Raymond James moved Genuine Parts Company to a Strong Buy rating from Outperform and set a $145 price target, applying a sum-of-the-parts framework that reflects the company's announced plan to separate its Auto and Industrial divisions. The brokerage said the current setup presents a "constructively asymmetric" opportunity because the implied market valuation of the Auto business appears materially lower than comparable companies.
Shares of Genuine Parts rose 2% to $119 on Tuesday, after having declined roughly 20% since the company reported fourth-quarter results - a slide that has occurred even as management disclosed the planned split of operations.
Raymond James' valuation breaks the business into three pieces. It assigns the Motion industrial segment about 15 times forward EBITDA, which the firm notes is a discount to Applied Industrial Technologies, a direct peer trading near 17 times. For the Auto operations, the brokerage applies 10 times EBITDA to the North America Auto business - a multiple it says is in line with Advance Auto Parts - and 8 times EBITDA to the International Auto unit.
Using those assumptions, Raymond James arrives at a fair value near $145 per share. That figure incorporates an estimated $50 million of stranded costs related to the separation. The bank also highlights that if Motion is valued at 15 times EBITDA, current market pricing would imply roughly 4.5 times EBITDA for the combined Auto businesses, compared with about 15 times for peers such as O'Reilly Automotive and AutoZone.
On timing, Raymond James expects the separation to be completed by the first quarter of 2027. The firm said investor days for the two newly independent companies are planned for the second half of 2026.
Separately, Raymond James referenced early 2026 indicators that may point to an inflection in industrial demand. The brokerage cited stronger U.S. manufacturing production and improving rail traffic trends, noting that Motion's organic growth historically tracks industrial production and pricing metrics.

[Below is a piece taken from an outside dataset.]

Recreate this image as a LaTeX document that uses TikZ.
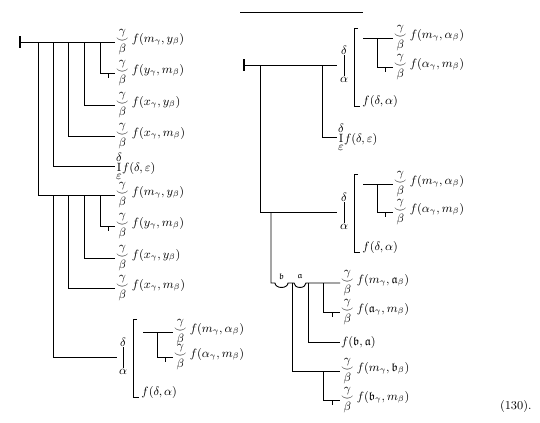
\documentclass[tikz,border=0pt]{standalone}
\usepackage{amsmath}
\usepackage{amsfonts}
\usepackage{amssymb}
\usepackage{xcolor}
\usepackage{tikz}
\usetikzlibrary{positioning,calc}

\newcommand{\seqgb}{\underset{\textstyle\beta}{\overset{\textstyle\gamma}{\smile}}}
\newcommand{\seqde}{\underset{\textstyle\varepsilon}{\overset{\textstyle\delta}{\mathrm{I}}}}

\begin{document}
\begin{tikzpicture}[x=0.75pt, y=-0.75pt, line width=0.7pt,
    font=\fontsize{9}{11}\selectfont]
				\useasboundingbox (0,0) rectangle (540,422);
				\tikzset{lbl/.style={anchor=west, inner sep=0.5pt},
					lblb/.style={anchor=south west, inner sep=0pt},
					col/.style={inner sep=0.5pt},
					judge/.style={line width=2.2pt},
					gothic/.style={inner sep=0pt, font=\fontsize{6.5}{7}\selectfont}}
				
				% ---- cây bên trái: tọa độ ----
				\coordinate (LJ) at (20,42);
				\coordinate (a1) at (38,42);
				\coordinate (a2) at (53,42);
				\coordinate (a3) at (68,42);
				\coordinate (a4) at (84,42);
				\coordinate (a5) at (100,42);
				\coordinate (L1) at (115,42);
				\coordinate (L2) at (115,73);
				\coordinate (L3) at (115,105);
				\coordinate (L4) at (115,136);
				\coordinate (L5) at (115,166);
				\coordinate (L6) at (115,195);
				\coordinate (b2) at (53,195);
				\coordinate (b3) at (68,195);
				\coordinate (b4) at (84,195);
				\coordinate (b5) at (100,195);
				\coordinate (L7) at (115,226);
				\coordinate (L8) at (115,258);
				\coordinate (L9) at (115,288);
				\coordinate (L10) at (117,357);
				
				% ---- cây bên trái: nét ----
				\draw[judge] ($(LJ)+(0,-6)$) -- ($(LJ)+(0,6)$);
				\draw (LJ) -- (L1);
				\draw (a5) |- (L2);
				\draw (a4) |- (L3);
				\draw (a3) |- (L4);
				\draw (a2) |- (L5);
				\draw (a1) |- (L6);
				\draw ($(L2)+(-7,0)$) -- ++(0,5);
				\draw (b5) |- (L7);
				\draw (b4) |- (L8);
				\draw (b3) |- (L9);
				\draw (b2) |- (L10);
				\draw ($(L7)+(-7,0)$) -- ++(0,5);
				
				\node[lbl] (t1) at (L1) {$\seqgb f(m_\gamma, y_\beta)$};
				\node[lbl] (t2) at (L2) {$\seqgb f(y_\gamma, m_\beta)$};
				\node[lbl] (t3) at (L3) {$\seqgb f(x_\gamma, y_\beta)$};
				\node[lbl] (t4) at (L4) {$\seqgb f(x_\gamma, m_\beta)$};
				\node[lbl] (t5) at (L5) {$\seqde f(\delta, \varepsilon)$};
				\node[lbl] (t6) at (L6) {$\seqgb f(m_\gamma, y_\beta)$};
				\node[lbl] (t7) at (L7) {$\seqgb f(y_\gamma, m_\beta)$};
				\node[lbl] (t8) at (L8) {$\seqgb f(x_\gamma, y_\beta)$};
				\node[lbl] (t9) at (L9) {$\seqgb f(x_\gamma, m_\beta)$};
				
				% ---- δ|α [ ... ] bên trái ----
				\node[col] (ld) at (123,342) {$\delta$};
				\node[col] (la) at (123,372) {$\alpha$};
				\draw (ld.south) -- (la.north);
				\coordinate (lk1) at (137,319);
				\coordinate (lk2) at (133,397);
				\coordinate (lk3) at (139,397);
				\draw (lk1) -| (lk2) -- (lk3);
				\coordinate (li1) at (143,332);
				\coordinate (li2) at (157,332);
				\coordinate (LA) at (173,332);
				\coordinate (LB) at (173,357);
				\draw (li1) -- (LA);
				\draw (li2) |- (LB);
				\draw ($(LB)+(-8,0)$) -- ++(0,5);
				\node[lbl] (t10) at (LA) {$\seqgb f(m_\gamma, \alpha_\beta)$};
				\node[lbl] (t11) at (LB) {$\seqgb f(\alpha_\gamma, m_\beta)$};
				\node[lblb] (t12) at (141,399) {$f(\delta, \alpha)$};
				
				% ---- cây bên phải: tọa độ ----
				\coordinate (top1) at (240,12);
				\coordinate (top2) at (363,12);
				\coordinate (RJ) at (244,65);
				\coordinate (c1) at (260,65);
				\coordinate (c2) at (322,65);
				\coordinate (R1) at (337,65);
				\coordinate (R2) at (337,137);
				\coordinate (R3) at (337,212);
				\coordinate (c3) at (271,212);
				\coordinate (c4) at (271,283);
				\coordinate (R4) at (340,283);
				\coordinate (d1) at (323,283);
				\coordinate (d2) at (308,283);
				\coordinate (d3) at (292,283);
				\coordinate (R5) at (340,312);
				\coordinate (R6) at (340,342);
				\coordinate (R7) at (340,371);
				\coordinate (d4) at (323,371);
				\coordinate (R8) at (340,400);
				
				% ---- cây bên phải: nét ----
				\draw (top1) -- (top2);
				\draw[judge] ($(RJ)+(0,-6)$) -- ($(RJ)+(0,6)$);
				\draw (RJ) -- (R1);
				\draw (c2) |- (R2);
				\draw (c1) |- (R3);
				\node[lbl] (s2) at (R2) {$\seqde f(\delta, \varepsilon)$};
				
				% δ|α [ ... ] trên
				\node[col] (rd1) at (344,50) {$\delta$};
				\node[col] (ra1) at (344,80) {$\alpha$};
				\draw (rd1.south) -- (ra1.north);
				\draw (358,28) -| (354,106) -- (360,106);
				\coordinate (RA1) at (393,38);
				\coordinate (RB1) at (393,67);
				\draw (363,38) -- (RA1);
				\draw (377,38) |- (RB1);
				\draw ($(RB1)+(-8,0)$) -- ++(0,5);
				\node[lbl] (s1a) at (RA1) {$\seqgb f(m_\gamma, \alpha_\beta)$};
				\node[lbl] (s1b) at (RB1) {$\seqgb f(\alpha_\gamma, m_\beta)$};
				\node[lblb] (s1c) at (362,108) {$f(\delta, \alpha)$};
				
				% δ|α [ ... ] dưới
				\node[col] (rd2) at (344,197) {$\delta$};
				\node[col] (ra2) at (344,227) {$\alpha$};
				\draw (rd2.south) -- (ra2.north);
				\draw (358,174) -| (354,252) -- (360,252);
				\coordinate (RA2) at (393,184);
				\coordinate (RB2) at (393,212);
				\draw (363,184) -- (RA2);
				\draw (377,184) |- (RB2);
				\draw ($(RB2)+(-8,0)$) -- ++(0,5);
				\node[lbl] (s3a) at (RA2) {$\seqgb f(m_\gamma, \alpha_\beta)$};
				\node[lbl] (s3b) at (RB2) {$\seqgb f(\alpha_\gamma, m_\beta)$};
				\node[lblb] (s3c) at (362,254) {$f(\delta, \alpha)$};
				
				% ---- hai lõm b, a ----
				\draw (c3) -- (c4) -- (275,283)
				arc[start angle=180, end angle=0, x radius=6.5, y radius=4.5]
				-- (294,283)
				arc[start angle=180, end angle=0, x radius=6, y radius=4.5]
				-- (R4);
				\node[gothic] (gb) at (281.5,276) {$\mathfrak{b}$};
				\node[gothic] (ga) at (300,276) {$\mathfrak{a}$};
				\draw (d1) |- (R5);
				\draw (d2) |- (R6);
				\draw (d3) |- (R7);
				\draw (d4) |- (R8);
				\draw ($(R5)+(-8,0)$) -- ++(0,5);
				\draw ($(R8)+(-8,0)$) -- ++(0,5);
				\node[lbl] (s4) at (R4) {$\seqgb f(m_\gamma, \mathfrak{a}_\beta)$};
				\node[lbl] (s5) at (R5) {$\seqgb f(\mathfrak{a}_\gamma, m_\beta)$};
				\node[lbl] (s6) at (R6) {$f(\mathfrak{b}, \mathfrak{a})$};
				\node[lbl] (s7) at (R7) {$\seqgb f(m_\gamma, \mathfrak{b}_\beta)$};
				\node[lbl] (s8) at (R8) {$\seqgb f(\mathfrak{b}_\gamma, m_\beta)$};
				
				\node[anchor=east, inner sep=0pt] (num) at (532,406) {(130).};
\end{tikzpicture}
\end{document}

The analysis is not without downside sensitivity. Raymond James flagged several risks that could pressure the valuation, including sustained weakness in the European auto aftermarket, possible pricing pressure in North America and the prospect that Motion could trade closer to its historical average multiple. The brokerage notes that even if Motion were valued at a lower multiple near 11.5 times, its model still implies a share price around $120 - which would remain above the current trading level.
Questions about whether Genuine Parts is a bargain now are being framed through valuation tools that apply multiple scenarios to the break-up plan. The firm’s work places clear emphasis on relative multiples across industrial and auto aftermarket peers as the key determinant of upside.